▶ **EXERCISE OBJECTIVE**:
Copy nothing but the part that opens with the line containing "Output the Python" and closes with the line containing "return ((x - cx) / R, (cy - y) / R)". Do not include pictures.

:: EXTRACTED DATA

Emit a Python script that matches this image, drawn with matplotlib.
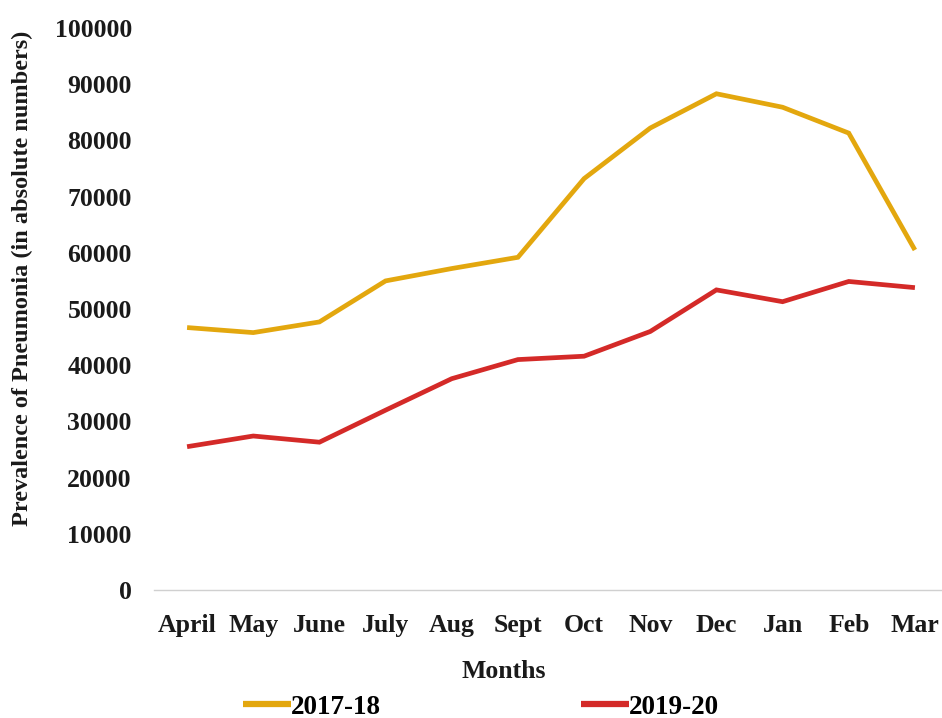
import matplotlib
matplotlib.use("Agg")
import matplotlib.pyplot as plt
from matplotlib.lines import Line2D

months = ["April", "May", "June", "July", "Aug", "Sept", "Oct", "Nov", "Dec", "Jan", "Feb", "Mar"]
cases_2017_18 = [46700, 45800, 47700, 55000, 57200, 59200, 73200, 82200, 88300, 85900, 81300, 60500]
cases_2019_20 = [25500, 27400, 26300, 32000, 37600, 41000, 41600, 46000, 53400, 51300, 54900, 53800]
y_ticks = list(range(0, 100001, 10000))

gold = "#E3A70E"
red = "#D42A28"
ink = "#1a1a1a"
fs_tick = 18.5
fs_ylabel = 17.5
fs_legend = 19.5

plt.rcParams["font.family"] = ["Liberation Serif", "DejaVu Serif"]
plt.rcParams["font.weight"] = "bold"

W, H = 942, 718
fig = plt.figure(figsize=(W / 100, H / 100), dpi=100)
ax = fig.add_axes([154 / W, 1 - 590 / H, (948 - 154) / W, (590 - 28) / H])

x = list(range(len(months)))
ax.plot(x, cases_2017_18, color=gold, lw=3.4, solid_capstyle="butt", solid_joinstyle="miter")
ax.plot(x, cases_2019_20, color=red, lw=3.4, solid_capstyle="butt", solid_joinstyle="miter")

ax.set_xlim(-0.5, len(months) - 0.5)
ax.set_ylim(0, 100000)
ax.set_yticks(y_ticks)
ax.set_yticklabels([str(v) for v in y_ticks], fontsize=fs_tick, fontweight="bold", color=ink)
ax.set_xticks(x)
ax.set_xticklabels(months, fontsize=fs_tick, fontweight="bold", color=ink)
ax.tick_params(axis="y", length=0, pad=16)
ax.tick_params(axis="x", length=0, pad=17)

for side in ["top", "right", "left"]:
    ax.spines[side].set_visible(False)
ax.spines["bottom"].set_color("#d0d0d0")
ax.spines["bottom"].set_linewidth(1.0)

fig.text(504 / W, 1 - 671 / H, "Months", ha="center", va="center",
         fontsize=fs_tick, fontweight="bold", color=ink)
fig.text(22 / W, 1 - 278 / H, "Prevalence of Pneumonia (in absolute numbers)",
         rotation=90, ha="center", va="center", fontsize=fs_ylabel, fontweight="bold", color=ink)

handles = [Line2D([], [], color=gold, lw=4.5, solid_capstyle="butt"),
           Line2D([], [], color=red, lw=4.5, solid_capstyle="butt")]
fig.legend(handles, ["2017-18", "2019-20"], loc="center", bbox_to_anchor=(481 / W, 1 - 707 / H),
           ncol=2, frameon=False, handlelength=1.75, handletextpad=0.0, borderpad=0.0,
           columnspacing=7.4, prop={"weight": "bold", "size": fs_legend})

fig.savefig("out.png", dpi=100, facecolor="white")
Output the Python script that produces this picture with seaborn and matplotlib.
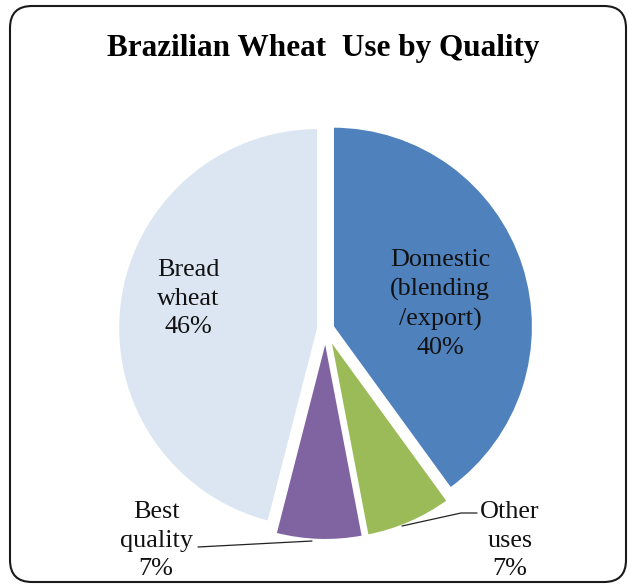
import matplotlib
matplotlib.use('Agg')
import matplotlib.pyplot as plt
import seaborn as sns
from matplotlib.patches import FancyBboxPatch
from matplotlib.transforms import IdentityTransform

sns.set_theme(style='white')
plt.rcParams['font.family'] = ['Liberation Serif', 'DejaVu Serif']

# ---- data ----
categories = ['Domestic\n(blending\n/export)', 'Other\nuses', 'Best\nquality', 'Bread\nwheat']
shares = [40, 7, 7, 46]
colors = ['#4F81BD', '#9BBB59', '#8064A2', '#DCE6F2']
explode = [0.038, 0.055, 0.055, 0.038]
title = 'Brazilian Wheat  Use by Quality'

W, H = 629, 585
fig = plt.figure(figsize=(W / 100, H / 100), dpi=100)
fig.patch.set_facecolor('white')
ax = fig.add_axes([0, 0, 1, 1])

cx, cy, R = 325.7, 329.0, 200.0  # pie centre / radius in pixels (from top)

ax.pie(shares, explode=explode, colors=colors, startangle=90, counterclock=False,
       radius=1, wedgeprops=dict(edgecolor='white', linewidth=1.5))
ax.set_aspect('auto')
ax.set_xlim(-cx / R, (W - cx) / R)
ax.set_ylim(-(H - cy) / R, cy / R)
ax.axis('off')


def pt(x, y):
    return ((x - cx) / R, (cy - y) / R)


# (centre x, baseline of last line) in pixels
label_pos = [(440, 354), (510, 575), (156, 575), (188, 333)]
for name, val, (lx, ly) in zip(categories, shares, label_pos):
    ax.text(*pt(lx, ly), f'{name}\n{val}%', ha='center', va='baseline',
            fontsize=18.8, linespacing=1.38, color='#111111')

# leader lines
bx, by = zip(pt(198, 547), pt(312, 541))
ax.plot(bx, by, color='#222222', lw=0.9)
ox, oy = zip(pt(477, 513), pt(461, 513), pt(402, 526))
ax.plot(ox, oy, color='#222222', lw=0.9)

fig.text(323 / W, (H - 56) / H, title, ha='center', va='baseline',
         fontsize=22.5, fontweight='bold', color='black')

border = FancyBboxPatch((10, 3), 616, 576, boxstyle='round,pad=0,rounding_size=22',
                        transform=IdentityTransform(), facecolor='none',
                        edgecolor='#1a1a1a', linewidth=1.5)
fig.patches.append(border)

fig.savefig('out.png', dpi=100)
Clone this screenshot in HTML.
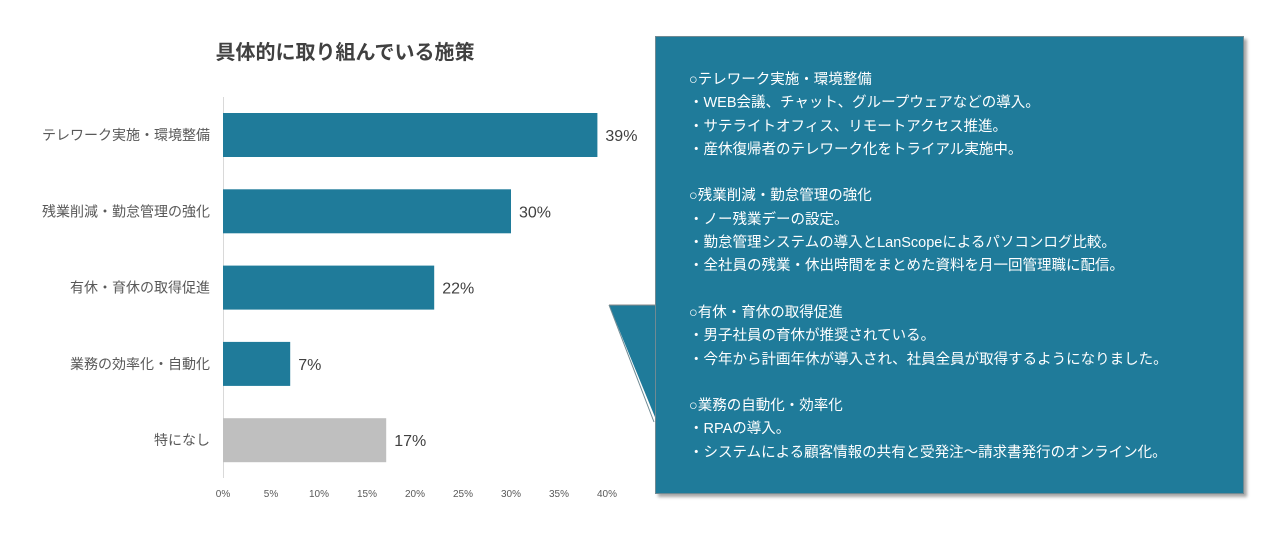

::::

▶ **ANSWER BELOW**:
Output the Python script that produces this picture with seaborn and matplotlib.
import matplotlib
matplotlib.use('Agg')
import matplotlib.pyplot as plt
import seaborn as sns
from matplotlib.patches import FancyBboxPatch
from matplotlib.transforms import IdentityTransform

sns.set_theme(style='white')
plt.rcParams['font.family'] = ['Liberation Serif', 'DejaVu Serif']

# ---- data ----
categories = ['Domestic\n(blending\n/export)', 'Other\nuses', 'Best\nquality', 'Bread\nwheat']
shares = [40, 7, 7, 46]
colors = ['#4F81BD', '#9BBB59', '#8064A2', '#DCE6F2']
explode = [0.038, 0.055, 0.055, 0.038]
title = 'Brazilian Wheat  Use by Quality'

W, H = 629, 585
fig = plt.figure(figsize=(W / 100, H / 100), dpi=100)
fig.patch.set_facecolor('white')
ax = fig.add_axes([0, 0, 1, 1])

cx, cy, R = 325.7, 329.0, 200.0  # pie centre / radius in pixels (from top)

ax.pie(shares, explode=explode, colors=colors, startangle=90, counterclock=False,
       radius=1, wedgeprops=dict(edgecolor='white', linewidth=1.5))
ax.set_aspect('auto')
ax.set_xlim(-cx / R, (W - cx) / R)
ax.set_ylim(-(H - cy) / R, cy / R)
ax.axis('off')


def pt(x, y):
    return ((x - cx) / R, (cy - y) / R)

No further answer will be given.